= What you have to do =
Using the material below, print the line that contains "Write a Python", the line that contains "import seaborn as sns", and every line in between, exactly and nothing else.

= Stored records =
::::::::

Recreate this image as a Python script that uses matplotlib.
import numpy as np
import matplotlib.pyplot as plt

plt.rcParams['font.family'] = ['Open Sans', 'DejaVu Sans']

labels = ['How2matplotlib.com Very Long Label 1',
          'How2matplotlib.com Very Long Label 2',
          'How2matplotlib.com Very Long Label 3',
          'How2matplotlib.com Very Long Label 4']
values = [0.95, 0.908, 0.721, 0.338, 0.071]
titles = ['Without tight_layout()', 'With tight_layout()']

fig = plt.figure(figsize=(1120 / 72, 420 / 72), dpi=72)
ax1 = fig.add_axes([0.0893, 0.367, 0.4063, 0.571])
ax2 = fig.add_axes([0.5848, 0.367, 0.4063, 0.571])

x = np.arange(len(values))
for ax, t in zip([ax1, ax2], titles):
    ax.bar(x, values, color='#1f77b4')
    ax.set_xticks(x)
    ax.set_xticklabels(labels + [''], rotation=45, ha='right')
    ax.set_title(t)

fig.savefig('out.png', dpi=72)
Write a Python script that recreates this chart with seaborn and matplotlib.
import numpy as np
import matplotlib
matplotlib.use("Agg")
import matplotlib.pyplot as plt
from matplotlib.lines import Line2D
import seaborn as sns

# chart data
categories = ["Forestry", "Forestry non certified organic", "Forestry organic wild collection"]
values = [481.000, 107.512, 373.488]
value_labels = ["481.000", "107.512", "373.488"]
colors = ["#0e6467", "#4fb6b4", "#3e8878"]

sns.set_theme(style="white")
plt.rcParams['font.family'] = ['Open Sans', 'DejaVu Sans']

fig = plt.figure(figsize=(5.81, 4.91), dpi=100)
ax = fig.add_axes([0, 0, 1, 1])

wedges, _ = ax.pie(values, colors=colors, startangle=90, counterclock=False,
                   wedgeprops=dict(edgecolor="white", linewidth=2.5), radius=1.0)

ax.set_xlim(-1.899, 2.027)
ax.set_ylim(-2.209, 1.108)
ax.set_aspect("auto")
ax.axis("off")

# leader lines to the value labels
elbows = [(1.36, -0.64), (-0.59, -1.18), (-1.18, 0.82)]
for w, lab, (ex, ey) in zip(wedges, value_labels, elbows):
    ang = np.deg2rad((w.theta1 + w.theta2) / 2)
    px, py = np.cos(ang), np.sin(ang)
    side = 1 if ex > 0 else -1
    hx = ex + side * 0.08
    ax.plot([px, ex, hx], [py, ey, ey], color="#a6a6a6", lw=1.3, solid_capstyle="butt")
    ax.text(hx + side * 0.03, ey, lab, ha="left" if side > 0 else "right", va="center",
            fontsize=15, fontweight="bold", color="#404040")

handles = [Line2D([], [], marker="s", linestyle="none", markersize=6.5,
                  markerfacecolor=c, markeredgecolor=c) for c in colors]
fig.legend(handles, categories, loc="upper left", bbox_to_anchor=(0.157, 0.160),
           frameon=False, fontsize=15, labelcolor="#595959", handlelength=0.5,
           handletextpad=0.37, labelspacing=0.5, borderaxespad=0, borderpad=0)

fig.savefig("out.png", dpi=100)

::::::::

= Exercise solution =
Write a Python script that recreates this chart with seaborn and matplotlib.
import numpy as np
import matplotlib
matplotlib.use("Agg")
import matplotlib.pyplot as plt
from matplotlib.lines import Line2D
import seaborn as sns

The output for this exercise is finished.